Malgré ces divergences, les membres du BRICS partagent néanmoins un objectif commun en contestant la domination du dollar américain dans l'économie mondiale. Depuis des années, ces pays discutent de la nécessité de trouver un système alternatif, car "les dettes sont libellées en dollars, le pétrole est libellé en dollars", ce qui confère un pouvoir immense aux États-Unis. "Cela permet aux États-Unis de contrôler le cours du dollar et même de décider quels pays peuvent l'utiliser. C'est ça qu'ils contestent. Ils sont d'accord sur l'excès de puissance des États-Unis, mais ils ne sont pas d'accord sur les solutions", indique-t-il.
"BRICS Pay", l'alternative au dollar
Un des projets phares de Poutine est la création d’un système alternatif au SWIFT, permettant de contourner l'hégémonie du dollar. Ce système, appelé "BRICS Pay", soit une sorte de monnaie virtuelle, a pour ambition de répondre à ce que la Russie perçoit comme "l’arrogance des États-Unis et des Occidentaux", notamment dans le cadre des sanctions économiques. Mais pour l'expert, ce projet est voué à l’échec : "Le rêve de Poutine de créer une monnaie virtuelle ou de créer une monnaie commune, c’est une chimère, parce que d’abord, la Chine ne voudra jamais, et puis c’est le yuan qui est en train de s’imposer de plus en plus dans les échanges entre ces pays."

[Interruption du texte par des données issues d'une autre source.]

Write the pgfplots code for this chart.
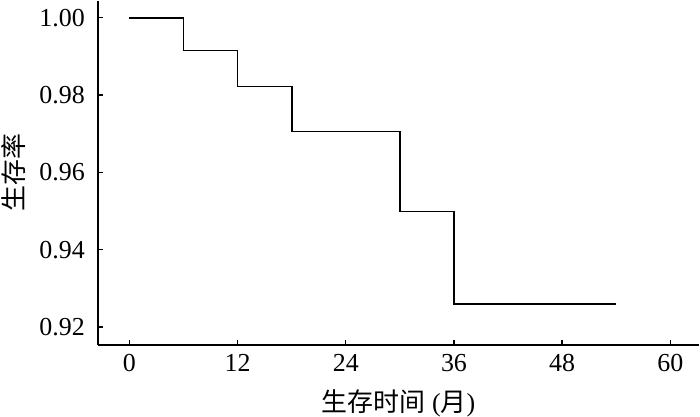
\documentclass[border=0pt]{standalone}
\usepackage{fontspec}
\setmainfont{Liberation Serif}
\newfontfamily\cjk{Noto Sans CJK SC}
\usepackage{pgfplots}
\pgfplotsset{compat=1.18}
\begin{document}
\fontsize{13}{15}\selectfont
\begin{tikzpicture}
\begin{axis}[
  scale only axis,
  width=301.5pt, height=172.5pt,
  xmin=-3.5, xmax=63.2,
  ymin=0.9154, ymax=1.0044,
  axis lines=left,
  axis line style={-, line width=0.8pt},
  tick align=inside,
  major tick length=2.5pt,
  tick style={line width=0.7pt, black},
  xtick={0,12,24,36,48,60},
  ytick={0.92,0.94,0.96,0.98,1.00},
  /pgf/number format/assume math mode=true,
  ticklabel style={font=\fontsize{13}{15}\selectfont},
  yticklabel style={xshift=-2pt, /pgf/number format/.cd, fixed, fixed zerofill, precision=2},
  xlabel={\raisebox{0pt}[0.95em][0.15em]{{\cjk 生存时间} ({\cjk 月})}},
  ylabel={\raisebox{0pt}[0.9em][0.12em]{\cjk 生存率}},
  xlabel style={font=\fontsize{13}{15}\selectfont, inner sep=1pt, yshift=-2pt},
  ylabel style={font=\fontsize{13}{15}\selectfont, inner sep=0pt, yshift=2pt},
  clip=false,
]
\addplot[const plot, black, line width=0.8pt] coordinates {
  (0,1.000) (6,0.9915) (12,0.9822) (18,0.9706) (30,0.9499) (36,0.9259) (54,0.9259)
};
\end{axis}
\end{tikzpicture}
\end{document}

La grande puissance au sein des BRICS, c'est la Chine, et beaucoup de choses gravitent autour d'elle
Les récentes évolutions géopolitiques, telles que l'intervention russe en Ukraine, les sanctions contre la Russie et l'élargissement des BRICS, ont entraîné une montée en puissance du yuan, la monnaie chinoise, dans les échanges économiques et commerciaux. Cette monnaie est de plus en plus utilisée pour les transactions entre les pays membres des BRICS. "La grande puissance au sein des BRICS, c'est la Chine, et beaucoup de choses gravitent autour d'elle", explique un analyste. "Son économie et son commerce sont essentiels pour les autres membres. Mais si la Chine n'est pas pleinement impliquée, il est difficile de mettre en place un tel système."
En outre, de nouvelles dépendances se créent entre certains de ces pays vis-à-vis de la Chine. "La Russie est devenue de plus en plus dépendante de l’économie chinoise. Il ne faut pas oublier que les Chinois fournissent en voitures, en téléphones portables, en ordinateurs aux Russes. Et en échange, les Russes vendent le gaz, le pétrole qu'ils vendaient jusqu'à pas si longtemps aux Européens", rappelle l'expert en relations internationales.

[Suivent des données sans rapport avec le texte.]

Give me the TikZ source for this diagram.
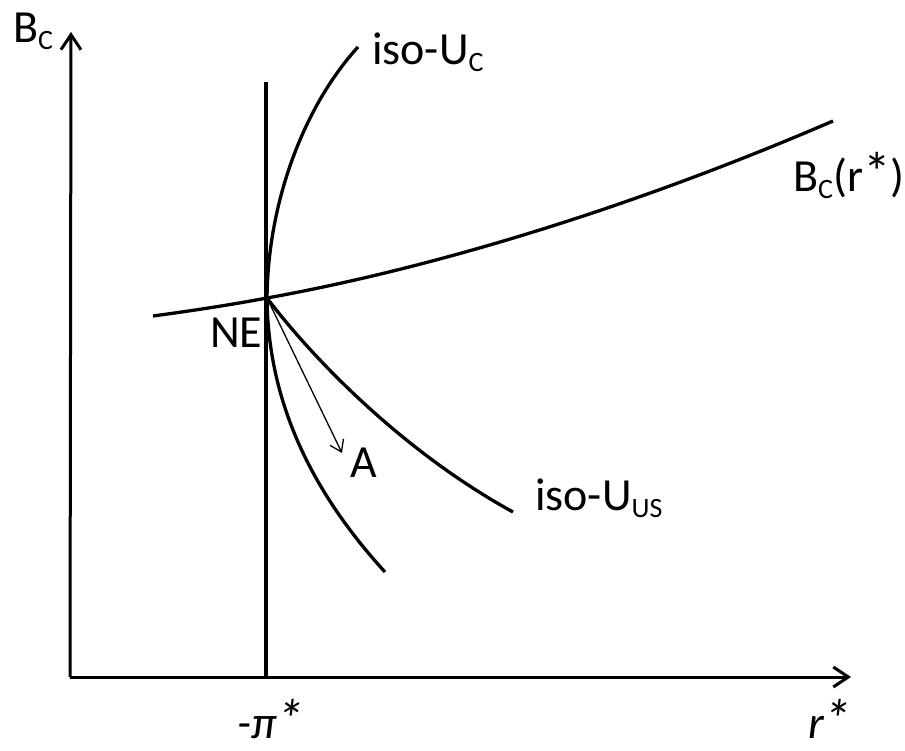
\documentclass[tikz,border=0pt]{standalone}
\usepackage{fontspec}
\setmainfont{Carlito}
\usetikzlibrary{arrows.meta}
\newcommand\lowsub[1]{\raisebox{-7pt}{\fontsize{28}{30}\selectfont #1}}
\newcommand\bigast{\scalebox{1.2}{*}}
\begin{document}
\begin{tikzpicture}[x=1pt,y=-1pt,
  curve/.style={line width=3.3pt},
  axis/.style={line width=3pt,-{Straight Barb[length=15pt,width=20pt]}},
  thinarrow/.style={line width=1.3pt,-{Straight Barb[length=11pt,width=15pt]}},
  lbl/.style={anchor=base west,inner sep=0pt,font=\fontsize{46}{50}\selectfont},
]
\useasboundingbox (0,0) rectangle (905,751);
% key points
\coordinate (O) at (70,677);
\coordinate (ytip) at (71,32);
\coordinate (xtip) at (851,677);
\coordinate (vtop) at (266,82);
\coordinate (vbot) at (266,677);
\coordinate (NE) at (267,298);
\coordinate (bcl) at (153,316);
\coordinate (bcr) at (833,121);
\coordinate (ucend) at (358,47);
\coordinate (usend) at (513,512);
\coordinate (lowend) at (385,572);
\coordinate (Atip) at (342,453);
% axes
\draw[axis] (O) -- (ytip);
\draw[axis] (O) -- (xtip);
% vertical line at -pi*
\draw[curve] (vtop) -- (vbot);
% B_C(r*)
\draw[curve] (bcl) .. controls (190,311) and (230,305) .. (NE)
  .. controls (450,265) and (650,200) .. (bcr);
% iso-U_C
\draw[curve] (NE) .. controls (268,200) and (305,105) .. (ucend);
% iso-U_US
\draw[curve] (NE) .. controls (310,355) and (400,450) .. (usend);
% lower curve
\draw[curve] (NE) .. controls (268,400) and (310,490) .. (lowend);
% arrow to A
\draw[thinarrow] (NE) -- (Atip);
% labels
\node[lbl] (lBC) at (13,43) {B\lowsub{C}};
\node[lbl] (lUC) at (372,65) {iso-U\lowsub{C}};
\node[lbl] (lBCr) at (793,192) {B\lowsub{C}(r\bigast)};
\node[lbl] (lNE) at (210,348) {NE};
\node[lbl] (lA) at (350,477) {A};
\node[lbl] (lUS) at (535,510) {iso-U\lowsub{US}};
\node[lbl] (lpi) at (237,738) {\itshape -π\bigast};
\node[lbl] (lr) at (808,738) {\itshape r\bigast};
\end{tikzpicture}
\end{document}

Enfin, certains voient dans les BRICS une réponse aux forums comme le G7, soit les sept pays les plus puissants au monde. "Ce regroupement pourrait être vu comme une sorte d’écho à un G7, où les pays occidentaux, y compris le Japon, se réunissent pour essayer de réfléchir sur des questions d’enjeux internationaux." Cependant, la fonction principale des BRICS reste celle d’un "forum de dialogue politique", axé sur la réforme des institutions internationales et la gestion des conflits mondiaux, bien que des projets concrets aient également vu le jour, comme la création d'une banque de développement à Shanghai, visant à proposer une alternative aux institutions financières occidentales telles que le FMI ou la Banque mondiale.